Stored records |
- - - -

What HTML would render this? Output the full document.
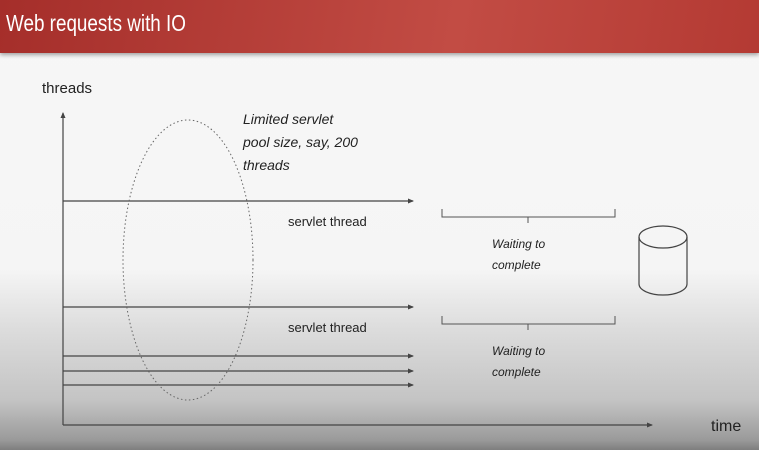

- - - -

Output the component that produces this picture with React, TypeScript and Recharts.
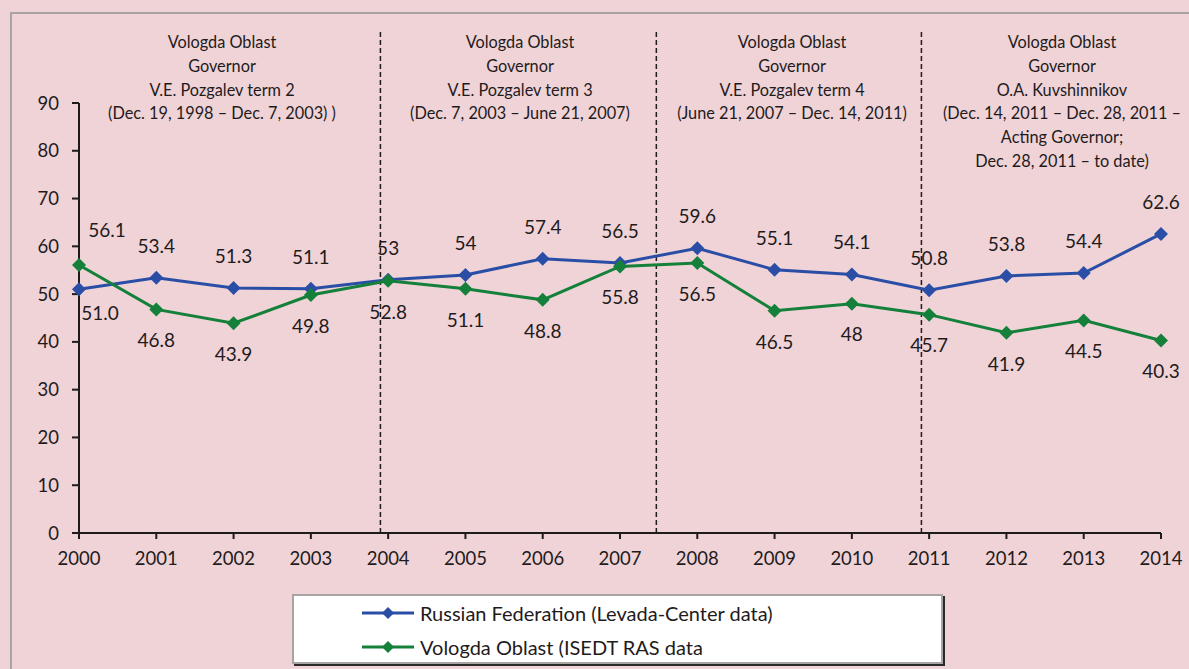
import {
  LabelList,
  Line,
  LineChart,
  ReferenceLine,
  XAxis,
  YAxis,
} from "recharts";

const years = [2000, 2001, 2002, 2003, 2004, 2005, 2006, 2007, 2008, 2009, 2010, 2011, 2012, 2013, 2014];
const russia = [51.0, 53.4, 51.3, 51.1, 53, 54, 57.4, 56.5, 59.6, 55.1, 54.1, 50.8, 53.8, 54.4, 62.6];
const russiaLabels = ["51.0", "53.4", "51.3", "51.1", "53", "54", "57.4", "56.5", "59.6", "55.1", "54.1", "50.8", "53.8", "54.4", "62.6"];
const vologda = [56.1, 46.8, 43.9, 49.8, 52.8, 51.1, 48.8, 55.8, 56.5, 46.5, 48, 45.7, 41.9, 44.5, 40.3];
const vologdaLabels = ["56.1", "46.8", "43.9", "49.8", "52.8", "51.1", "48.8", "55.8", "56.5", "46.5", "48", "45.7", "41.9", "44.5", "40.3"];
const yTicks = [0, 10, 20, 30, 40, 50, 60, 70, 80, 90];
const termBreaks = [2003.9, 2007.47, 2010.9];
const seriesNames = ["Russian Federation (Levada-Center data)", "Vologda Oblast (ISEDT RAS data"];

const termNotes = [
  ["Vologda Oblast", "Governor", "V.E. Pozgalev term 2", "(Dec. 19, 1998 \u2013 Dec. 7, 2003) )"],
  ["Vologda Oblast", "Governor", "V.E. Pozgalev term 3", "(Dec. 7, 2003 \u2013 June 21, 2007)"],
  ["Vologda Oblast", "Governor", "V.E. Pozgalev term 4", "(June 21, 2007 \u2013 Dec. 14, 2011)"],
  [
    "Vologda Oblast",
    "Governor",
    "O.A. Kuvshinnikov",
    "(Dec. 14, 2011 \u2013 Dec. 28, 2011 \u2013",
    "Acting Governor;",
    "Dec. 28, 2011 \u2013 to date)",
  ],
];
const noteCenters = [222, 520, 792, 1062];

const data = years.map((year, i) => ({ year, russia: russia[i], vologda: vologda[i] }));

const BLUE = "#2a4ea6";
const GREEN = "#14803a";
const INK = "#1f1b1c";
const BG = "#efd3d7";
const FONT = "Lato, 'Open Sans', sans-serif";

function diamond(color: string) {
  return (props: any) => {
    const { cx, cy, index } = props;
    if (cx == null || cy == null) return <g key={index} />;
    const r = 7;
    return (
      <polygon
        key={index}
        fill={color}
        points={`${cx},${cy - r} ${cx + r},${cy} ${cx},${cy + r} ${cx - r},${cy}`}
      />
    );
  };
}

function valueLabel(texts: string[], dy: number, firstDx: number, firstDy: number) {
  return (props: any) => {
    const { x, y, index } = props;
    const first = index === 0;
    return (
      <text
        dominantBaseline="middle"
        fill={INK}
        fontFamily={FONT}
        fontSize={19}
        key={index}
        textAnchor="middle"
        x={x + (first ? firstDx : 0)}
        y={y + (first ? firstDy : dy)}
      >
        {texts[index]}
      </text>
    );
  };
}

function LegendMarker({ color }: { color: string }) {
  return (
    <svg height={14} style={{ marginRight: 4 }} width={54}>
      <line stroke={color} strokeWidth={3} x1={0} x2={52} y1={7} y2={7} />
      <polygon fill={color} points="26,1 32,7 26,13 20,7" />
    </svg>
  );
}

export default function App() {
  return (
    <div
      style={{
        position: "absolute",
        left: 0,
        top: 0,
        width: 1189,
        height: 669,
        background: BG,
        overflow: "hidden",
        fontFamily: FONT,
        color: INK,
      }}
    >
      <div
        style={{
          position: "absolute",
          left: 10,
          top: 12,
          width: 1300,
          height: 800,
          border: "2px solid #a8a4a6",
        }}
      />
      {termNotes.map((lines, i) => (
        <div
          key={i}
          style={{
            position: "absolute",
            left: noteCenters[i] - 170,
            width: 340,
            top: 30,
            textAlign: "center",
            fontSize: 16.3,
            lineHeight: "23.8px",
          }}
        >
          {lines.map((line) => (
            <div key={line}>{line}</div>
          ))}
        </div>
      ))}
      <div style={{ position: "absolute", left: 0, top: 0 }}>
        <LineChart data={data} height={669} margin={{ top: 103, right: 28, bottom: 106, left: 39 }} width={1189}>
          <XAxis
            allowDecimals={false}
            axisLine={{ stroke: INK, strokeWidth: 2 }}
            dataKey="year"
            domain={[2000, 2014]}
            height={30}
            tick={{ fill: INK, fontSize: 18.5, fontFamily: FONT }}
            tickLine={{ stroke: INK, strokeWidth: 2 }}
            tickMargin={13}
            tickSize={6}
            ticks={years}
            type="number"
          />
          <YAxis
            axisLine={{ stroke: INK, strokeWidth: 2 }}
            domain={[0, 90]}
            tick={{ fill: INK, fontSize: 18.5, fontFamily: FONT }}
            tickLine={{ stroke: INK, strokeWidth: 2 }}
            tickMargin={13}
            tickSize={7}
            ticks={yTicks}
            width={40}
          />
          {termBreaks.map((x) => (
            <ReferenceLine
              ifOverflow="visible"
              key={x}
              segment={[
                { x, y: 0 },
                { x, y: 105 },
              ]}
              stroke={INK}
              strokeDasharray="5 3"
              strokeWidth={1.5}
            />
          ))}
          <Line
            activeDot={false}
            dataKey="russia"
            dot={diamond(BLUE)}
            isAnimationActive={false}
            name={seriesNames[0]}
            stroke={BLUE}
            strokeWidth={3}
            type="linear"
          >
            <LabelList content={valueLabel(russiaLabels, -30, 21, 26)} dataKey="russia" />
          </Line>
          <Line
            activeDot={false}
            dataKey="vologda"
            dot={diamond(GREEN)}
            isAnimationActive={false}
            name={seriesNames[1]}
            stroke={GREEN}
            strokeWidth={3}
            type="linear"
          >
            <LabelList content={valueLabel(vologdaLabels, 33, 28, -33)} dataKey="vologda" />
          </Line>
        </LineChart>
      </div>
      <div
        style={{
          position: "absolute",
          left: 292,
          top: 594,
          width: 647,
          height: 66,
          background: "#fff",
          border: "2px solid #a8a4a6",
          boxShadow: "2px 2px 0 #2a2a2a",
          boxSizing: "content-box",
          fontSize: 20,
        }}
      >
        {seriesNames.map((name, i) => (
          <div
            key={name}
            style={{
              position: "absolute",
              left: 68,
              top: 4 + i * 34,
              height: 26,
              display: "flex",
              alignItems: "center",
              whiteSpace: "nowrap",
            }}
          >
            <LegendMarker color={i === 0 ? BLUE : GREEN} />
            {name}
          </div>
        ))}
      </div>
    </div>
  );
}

- - - -

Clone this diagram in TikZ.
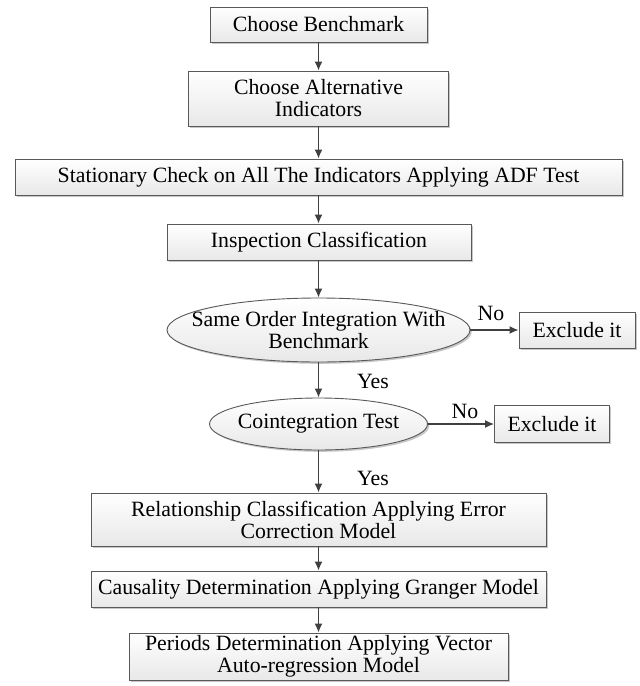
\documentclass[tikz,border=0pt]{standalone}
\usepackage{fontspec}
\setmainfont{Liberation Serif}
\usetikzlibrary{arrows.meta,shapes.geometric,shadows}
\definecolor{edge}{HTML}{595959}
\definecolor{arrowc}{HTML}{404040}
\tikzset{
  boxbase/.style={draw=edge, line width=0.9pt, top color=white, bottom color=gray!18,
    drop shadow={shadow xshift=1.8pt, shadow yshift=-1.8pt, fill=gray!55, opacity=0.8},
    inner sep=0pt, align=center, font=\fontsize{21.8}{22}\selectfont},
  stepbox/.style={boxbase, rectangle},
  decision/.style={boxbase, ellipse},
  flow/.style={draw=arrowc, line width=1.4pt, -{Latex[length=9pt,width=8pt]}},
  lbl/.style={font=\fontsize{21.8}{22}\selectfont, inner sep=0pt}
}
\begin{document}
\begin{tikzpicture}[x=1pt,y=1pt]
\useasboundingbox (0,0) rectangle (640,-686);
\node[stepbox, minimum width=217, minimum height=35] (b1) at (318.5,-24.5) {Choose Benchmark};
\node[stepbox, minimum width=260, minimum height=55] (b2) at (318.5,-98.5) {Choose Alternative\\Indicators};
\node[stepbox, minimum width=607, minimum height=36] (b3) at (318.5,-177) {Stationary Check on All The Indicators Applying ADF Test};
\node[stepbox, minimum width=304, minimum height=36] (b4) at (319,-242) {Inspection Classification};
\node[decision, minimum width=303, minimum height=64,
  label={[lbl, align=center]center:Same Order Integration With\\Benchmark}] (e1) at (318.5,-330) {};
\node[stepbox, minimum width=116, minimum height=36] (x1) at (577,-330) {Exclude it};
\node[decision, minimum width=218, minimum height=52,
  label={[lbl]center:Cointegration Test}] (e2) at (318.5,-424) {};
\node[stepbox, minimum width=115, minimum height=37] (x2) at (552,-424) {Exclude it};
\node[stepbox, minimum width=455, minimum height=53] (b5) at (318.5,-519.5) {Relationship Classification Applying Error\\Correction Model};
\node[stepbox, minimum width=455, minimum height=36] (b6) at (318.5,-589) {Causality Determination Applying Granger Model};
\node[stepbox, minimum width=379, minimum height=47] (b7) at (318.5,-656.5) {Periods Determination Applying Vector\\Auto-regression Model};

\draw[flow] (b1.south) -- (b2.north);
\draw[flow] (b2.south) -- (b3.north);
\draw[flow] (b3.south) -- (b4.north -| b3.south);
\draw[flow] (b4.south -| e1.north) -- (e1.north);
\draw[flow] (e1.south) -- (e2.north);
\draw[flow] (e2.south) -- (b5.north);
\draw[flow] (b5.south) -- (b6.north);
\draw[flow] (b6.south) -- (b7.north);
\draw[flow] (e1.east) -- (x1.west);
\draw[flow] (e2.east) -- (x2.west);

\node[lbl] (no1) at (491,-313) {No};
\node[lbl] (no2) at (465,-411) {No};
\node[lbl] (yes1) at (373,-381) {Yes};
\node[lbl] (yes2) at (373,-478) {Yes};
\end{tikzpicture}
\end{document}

- - - -

Task |
Each line containing the word "this" counts once; say how many such lines there are, giving only the number.

Result below |
3